Buying on bad news has been the route to riches for many famous investors.
The late philanthropist John Templeton, for instance, made a killing scooping up slumping shares in dozens of companies in 1939, and with borrowed money no less. Warren Buffett bought stocks during the bear market of 1974.
Then there is Prem Watsa of Canadian insurer Fairfax Financial. He bet against the S&P 500 while everyone was buying stocks in the late 1990s before the dot-com crash. More recently, he amassed insurance contracts that paid out on corporate defaults before the credit crisis. Fairfax stock has doubled in the past five years.
Of course, there have been plenty of examples of bold investors who got it wrong. One with mud on his face recently: Joseph Lewis, who put $1 billion into Bear Stearns before it collapsed.

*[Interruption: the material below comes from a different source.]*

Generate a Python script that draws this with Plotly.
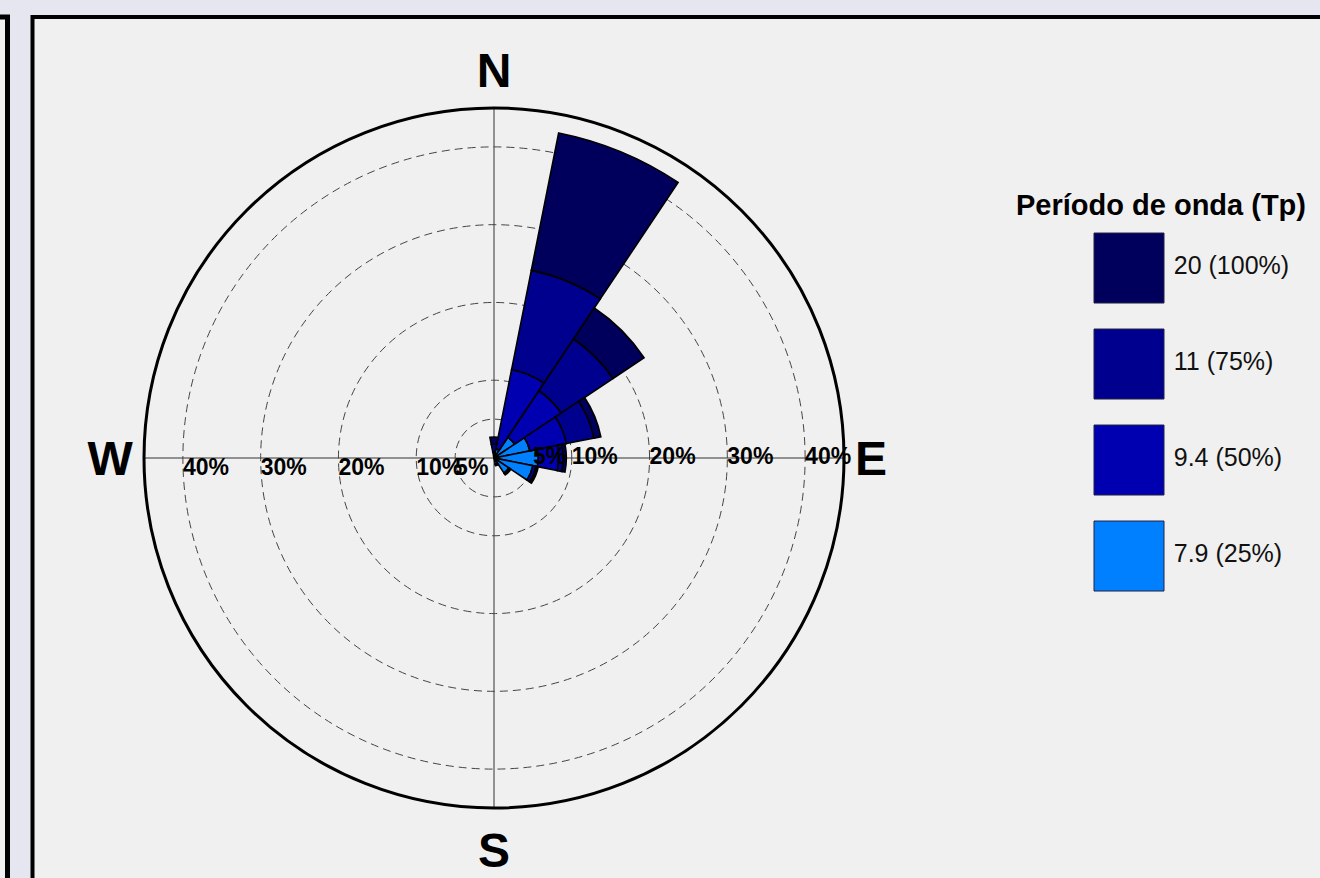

The question for Toyota investors: How much worse is the news going to get before it gets better?
Rebecca Lindland, an analyst at researcher IHS Global Insight, suspects a lot worse.
"This is a company used to accolades, not accusations," and it may not have faced up to all the problems with its cars, she says.
But Thorpe, the Toyota bull, thinks the wind is at the company's back. His bet is that recalls will be a "vague memory" in a few years. So does car retailer AutoNation CEO Mike Jackson, who said Thursday that he expects Toyota to quickly regain "most of the share that it lost" to competitors.
Thorpe's prediction: The company's U.S. shares, called American Depositary Receipts, will fetch at least $100 a piece in three to five years, up from a recent $74.60. If they rise that much in three years, investors buying now would see their money compound, before dividends, at a 10 percent annual rate.